The continent-wide Stoxx 600 index edged higher following its largest single-day drop in over nine months in the preceding session. Adidas shares surged by 8.6% to reach a two-year high, leading Germany’s blue-chip index, as the sportswear company raised its outlook for 2024 based on better-than-expected preliminary results for the first quarter.
LVMH closed nearly 3% higher after the world’s largest luxury group reported first-quarter sales that provided some reassurance to investors concerned about the industry’s future prospects. Similarly, other luxury brands such as Hermes and Richemont also saw gains, contributing to the overall rise in the sector index. Joaquin Kritz Lara, chief economist at Numera Analytics, noted, “Resilient global growth and improving consumer and business confidence should allow for favorable first-quarter earnings.”
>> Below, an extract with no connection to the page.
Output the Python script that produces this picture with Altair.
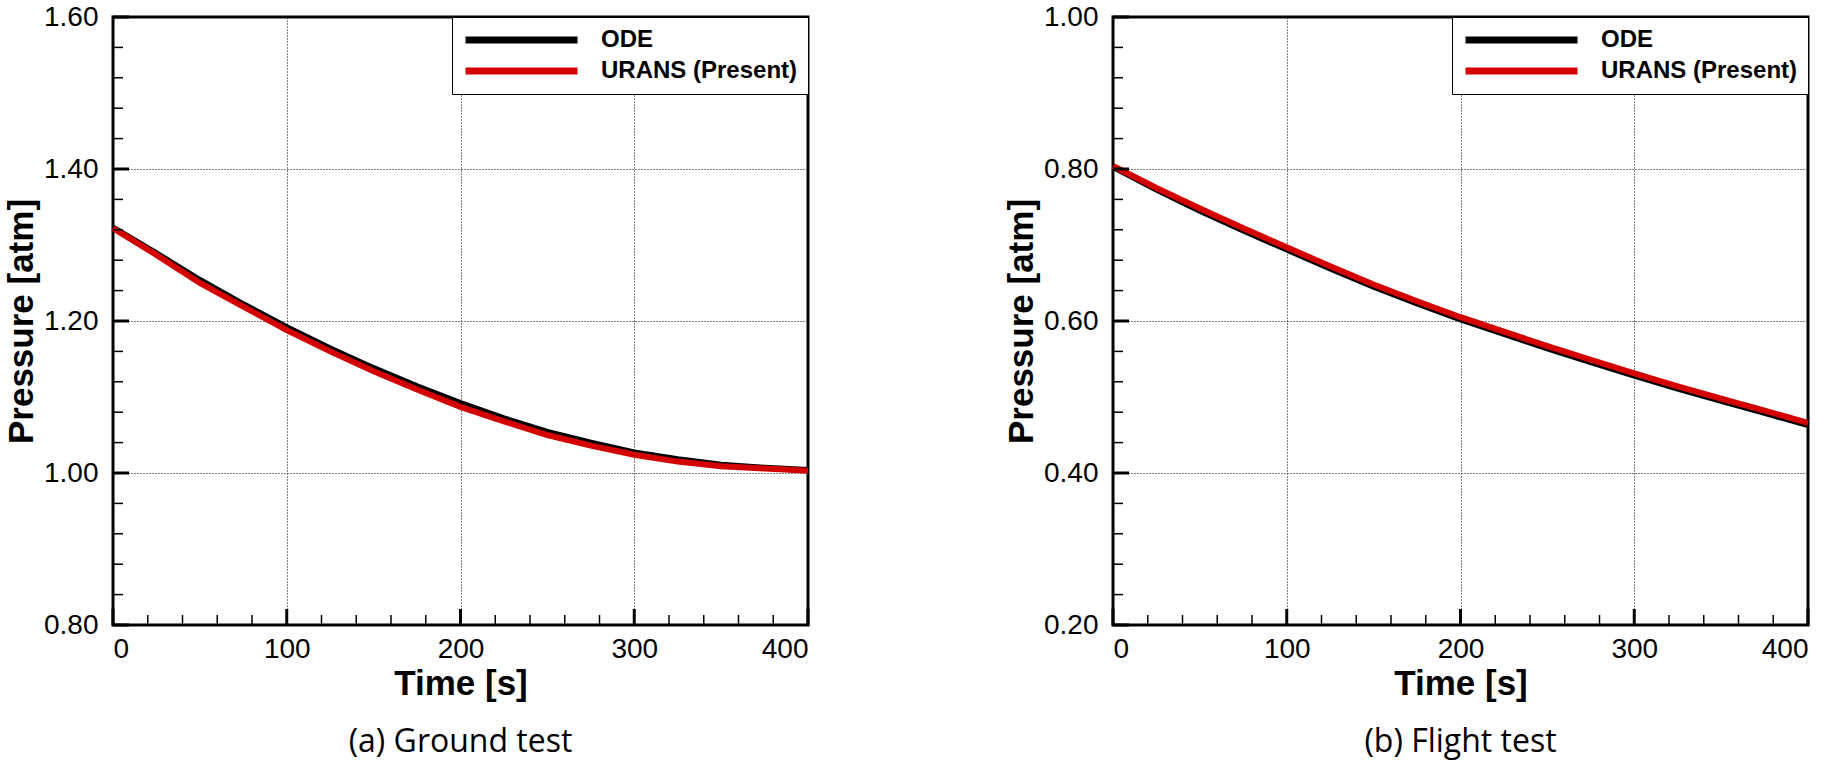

However, the gains were capped by a more than 3% decline in technology stocks, primarily driven by ASML’s downturn following weaker-than-expected first-quarter new bookings. Against the backdrop of record-high interest rates, investors are closely monitoring the performance of corporate Europe during this earnings season.
Technology stocks, which have been leading the Stoxx 600’s rally since late last year amid excitement surrounding artificial intelligence, faced scrutiny. Eurozone inflation data for March indicated a general slowdown, reinforcing expectations for a potential European Central Bank interest rate cut in June. This is occurring despite escalating energy costs and a weakened euro, which cloud the economic outlook.
ECB board member Piero Cipollone suggested that ample fresh data in June and July could strengthen the case for rate cuts, while Bundesbank president Joachim Nagel highlighted the possibility of continued price pressures in the eurozone for the foreseeable future.